Counsel for Goldman Sachs retained Cornerstone Research and Professor Paul Gompers of the Harvard Business School to value Dragon Systems at the time it was acquired by Lernout & Hauspie.
A federal jury in Boston found Goldman Sachs not liable in the aftermath of the all-stock sale of speech-recognition software company Dragon Systems to Lernout & Hauspie (L&H). The plaintiffs, led by Dragon co-founders Janet and James Baker, sought several hundred million dollars in damages. Ropes & Gray and Wachtell, Lipton, Rosen & Katz, co-counsel for Goldman Sachs, retained Cornerstone Research and Professor Paul Gompers of the Harvard Business School to value Dragon at the time it was acquired by L&H.
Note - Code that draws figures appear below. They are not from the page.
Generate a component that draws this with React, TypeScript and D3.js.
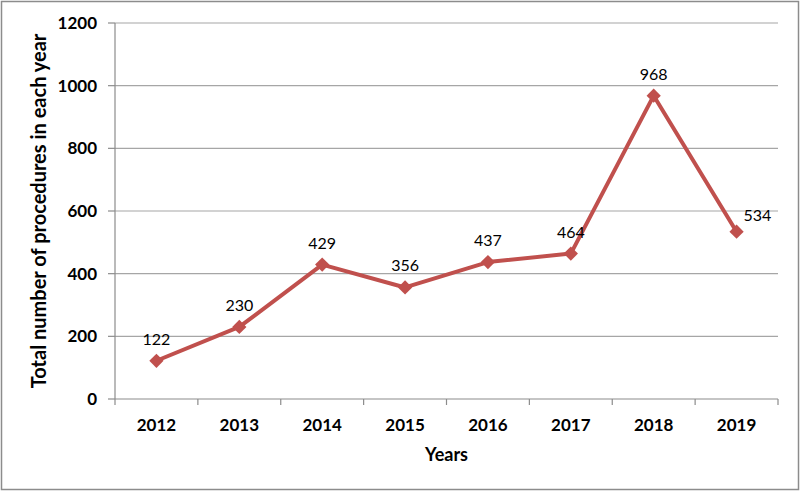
import * as d3 from 'd3'

const years = ['2012', '2013', '2014', '2015', '2016', '2017', '2018', '2019']
const procedures = [122, 230, 429, 356, 437, 464, 968, 534]
const yTicks = [0, 200, 400, 600, 800, 1000, 1200]

const width = 800
const height = 491
const margin = { top: 23, right: 22, bottom: 92, left: 115 }

const lineColor = '#C0504D'
const font = 'Lato, "Open Sans", sans-serif'

function App() {
  const innerWidth = width - margin.left - margin.right
  const innerHeight = height - margin.top - margin.bottom

  const xScale = d3.scaleBand()
    .domain(years)
    .range([0, innerWidth])

  const yScale = d3.scaleLinear()
    .domain([0, 1200])
    .range([innerHeight, 0])

  const cx = (y: string) => (xScale(y) ?? 0) + xScale.bandwidth() / 2

  const path = d3.line<number>()
    .x((_, i) => cx(years[i]))
    .y(d => yScale(d))(procedures)

  const diamond = d3.symbol().type(d3.symbolDiamond2).size(130)()

  return (
    <svg width={width} height={height} style={{ position: 'absolute', left: 0, top: 0 }}>
      <rect x={1.5} y={1.5} width={width - 3} height={height - 3} fill="white" stroke="#8c8c8c" strokeWidth={1.5} />
      <g transform={`translate(${margin.left}, ${margin.top})`}>
        {yTicks.map(t => (
          <g key={t} transform={`translate(0, ${yScale(t)})`}>
            {t > 0 && <line x1={0} x2={innerWidth} stroke="#a6a6a6" strokeWidth={1.2} />}
            <line x1={-7} x2={0} stroke="#8c8c8c" strokeWidth={1.2} />
            <text x={-18} dy="0.35em" textAnchor="end" fontFamily={font} fontWeight="bold" fontSize={17} fill="#000">{t}</text>
          </g>
        ))}
        <line x1={0} x2={0} y1={0} y2={innerHeight} stroke="#8c8c8c" strokeWidth={1.2} />
        <line x1={0} x2={innerWidth} y1={innerHeight} y2={innerHeight} stroke="#8c8c8c" strokeWidth={1.2} />
        {years.map(y => (
          <line key={'t' + y} x1={xScale(y)} x2={xScale(y)} y1={innerHeight} y2={innerHeight + 6} stroke="#8c8c8c" strokeWidth={1.2} />
        ))}
        <line x1={innerWidth} x2={innerWidth} y1={innerHeight} y2={innerHeight + 6} stroke="#8c8c8c" strokeWidth={1.2} />
        {years.map(y => (
          <text key={'l' + y} x={cx(y)} y={innerHeight + 32} textAnchor="middle" fontFamily={font} fontWeight="bold" fontSize={17} fill="#000">{y}</text>
        ))}
        <path d={path ?? ''} fill="none" stroke={lineColor} strokeWidth={4} strokeLinejoin="round" />
        {procedures.map((v, i) => (
          <path key={'m' + i} d={diamond ?? ''} transform={`translate(${cx(years[i])}, ${yScale(v)})`} fill={lineColor} />
        ))}
        {procedures.map((v, i) => {
          const last = i === procedures.length - 1
          return (
            <text key={'d' + i}
              x={cx(years[i]) + (last ? 7 : 0)}
              y={yScale(v) - (last ? 11 : 16)}
              textAnchor={last ? 'start' : 'middle'}
              fontFamily={font} fontSize={16} fill="#000">{v}</text>
          )
        })}
        <text x={innerWidth / 2} y={innerHeight + 62} textAnchor="middle" fontFamily={font} fontWeight="bold" fontSize={18} fill="#000">Years</text>
        <text transform={`translate(${-69}, ${innerHeight / 2}) rotate(-90)`} textAnchor="middle" fontFamily={font} fontWeight="bold" fontSize={20} fill="#000">Total number of procedures in each year</text>
      </g>
    </svg>
  )
}

export default App
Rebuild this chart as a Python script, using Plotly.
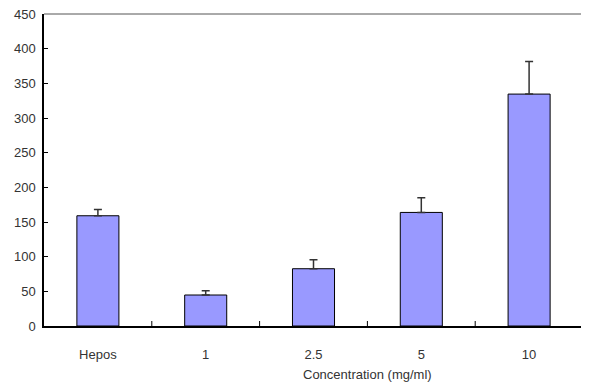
import plotly.graph_objects as go

categories = ["Hepos", "1", "2.5", "5", "10"]
values = [159, 44.7, 82.6, 163.8, 334.5]
errors = [9, 6, 13, 21, 47]
y_ticks = [0, 50, 100, 150, 200, 250, 300, 350, 400, 450]

fig = go.Figure()
fig.add_trace(go.Bar(
    x=categories, y=values, width=0.39,
    marker=dict(color="#9999FF", line=dict(color="black", width=1)),
    error_y=dict(type="data", array=errors, symmetric=False,
                 arrayminus=[0] * len(errors), color="#333333",
                 thickness=1.5, width=4),
))

# page body has an 8px default margin, so the figure is sized/margined to compensate
fig.update_layout(
    width=581, height=378,
    margin=dict(l=36, r=6, t=6, b=60, autoexpand=False),
    paper_bgcolor="white", plot_bgcolor="white",
    showlegend=False,
    font=dict(family="Liberation Sans, Arial, sans-serif", size=13, color="#333333"),
    xaxis=dict(showline=True, linecolor="black", linewidth=1.5, automargin=False,
               ticks="", tickfont=dict(size=13), ticklabelstandoff=16),
    yaxis=dict(range=[0, 450], tickvals=y_ticks, showline=True, automargin=False,
               linecolor="black", linewidth=1.5, ticks="inside",
               ticklen=4, tickcolor="black", showgrid=False,
               zeroline=False, tickfont=dict(size=13), ticklabelstandoff=4,
               ticklabeloverflow="allow"),
    shapes=[
        dict(type="line", xref="paper", yref="paper", x0=0, x1=1, y0=1, y1=1,
             line=dict(color="#555555", width=1)),
        dict(type="line", xref="paper", yref="paper", x0=1, x1=1, y0=0, y1=1,
             line=dict(color="#555555", width=1)),
    ] + [
        dict(type="line", xref="x", yref="paper", x0=i + 0.5, x1=i + 0.5,
             y0=0, y1=0.016, line=dict(color="black", width=1))
        for i in range(len(categories) - 1)
    ],
    annotations=[dict(text="Concentration (mg/ml)", xref="paper", yref="paper",
                      x=(367 - 44) / 539, y=0, yshift=-48, showarrow=False,
                      xanchor="center", yanchor="middle",
                      font=dict(size=13, color="#333333"))],
)

fig.write_html("out.html")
Dragon hired Goldman Sachs to serve as financial advisor in connection with the potential sale to L&H. Dragon subsequently agreed to be acquired for L&H stock then worth $580 million. Within a few months of the acquisition, L&H declared bankruptcy amid an accounting fraud scandal. The plaintiffs accused Goldman Sachs of negligence for failing to conduct sufficient due diligence that would have uncovered the fraud and stopped the acquisition. The Bakers claimed that Goldman’s actions effectively prevented Dragon from retaining control of the company and its allegedly valuable research and development pipeline known as the “golden eggs.”
Professor Gompers opined that at the time the acquisition closed, Dragon was a troubled company that was losing money and had regularly missed its own financial projections. It was highly uncertain whether Dragon could survive as a stand-alone entity. Professor Gompers also showed that technology stocks were on a downward trend, and L&H was the only buyer willing to pay the steep price Dragon demanded. Thus, he concluded that if the company had not accepted the L&H deal, Dragon likely would have declared bankruptcy. The jury found in favor of the defendants and awarded no damages to the plaintiffs.